In Cina, la burocrazia restaurazionista stroncò sul nascere ogni possibile opposizione con un pesante intervento poliziesco e militare conclusosi nel sangue sparso a Piazza Tienanmen il 4 giugno 1989. Non possiamo oggi prevedere se a Cuba, a fronte dei provvedimenti economici che peggioreranno ancor di più le condizioni della popolazione, il movimento di massa irromperà nella scena politica, come già accaduto in passato[2]. Se ciò dovesse accadere e il regime, come in Cina, reagisse per schiacciare la mobilitazione, da che lato si porrebbero coloro che più o meno onestamente continuano a vedere in Cuba “l’ultimo bastione socialista”? Appoggeranno questo movimento e contribuiranno con tutti i settori rivoluzionari cubani a disputare la direzione del movimento alle correnti capitaliste? Oppure faranno come fece la maggior parte della sinistra rispetto ai fatti di Tienanmen, cioè un fronte unico col governo per massacrare i lavoratori e gli studenti “controrivoluzionari”?
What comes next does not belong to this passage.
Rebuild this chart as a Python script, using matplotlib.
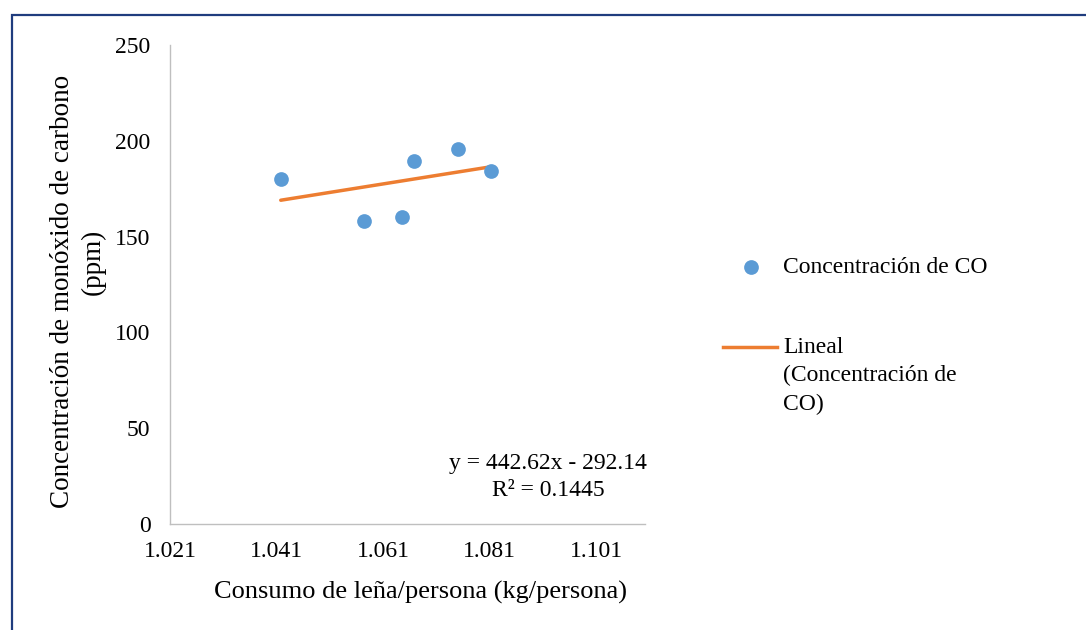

Non si tratta di una domanda retorica, poiché va ricordato che i dirigenti cubani non hanno mai smesso di guardare alla Cina come loro riferimento.
I sedicenti “difensori della Revolución” stanno, in realtà, difendendo una casta che ha già reintrodotto il capitalismo nella Isla utilizzando l’autorità che le deriva dalla rivoluzione del 1959; stanno, in ultima analisi, difendendo un paese governato da una dittatura capitalista.
Per difendere realmente quella rivoluzione, è invece necessario rovesciare quel regime riprendendo nel contempo le conquiste strutturali del 1959: con una nuova espropriazione della borghesia, nazionale ed internazionale; col recupero del monopolio del commercio estero; con la ricostruzione dell’economia centralmente pianificata.
Costruire una nuova rivoluzione, contro il governo e lo Stato cubani che la stanno tradendo, significa davvero difendere la Revolución.
Note
[1] C’è un dato sulla Cina, abbastanza conosciuto, secondo cui, dei 3.220 cinesi con una fortuna superiore a 10 milioni di dollari, 2.932 sono o erano funzionari di alto rango del Partito comunista.
[2] Ad esempio, nel 1994, nella crisi dei “balseros”, in cui solo l’autorità di Fidel Castro riuscì a sedare le numerose e partecipate rivolte che si sviluppavano spontaneamente nel centro dell’Avana.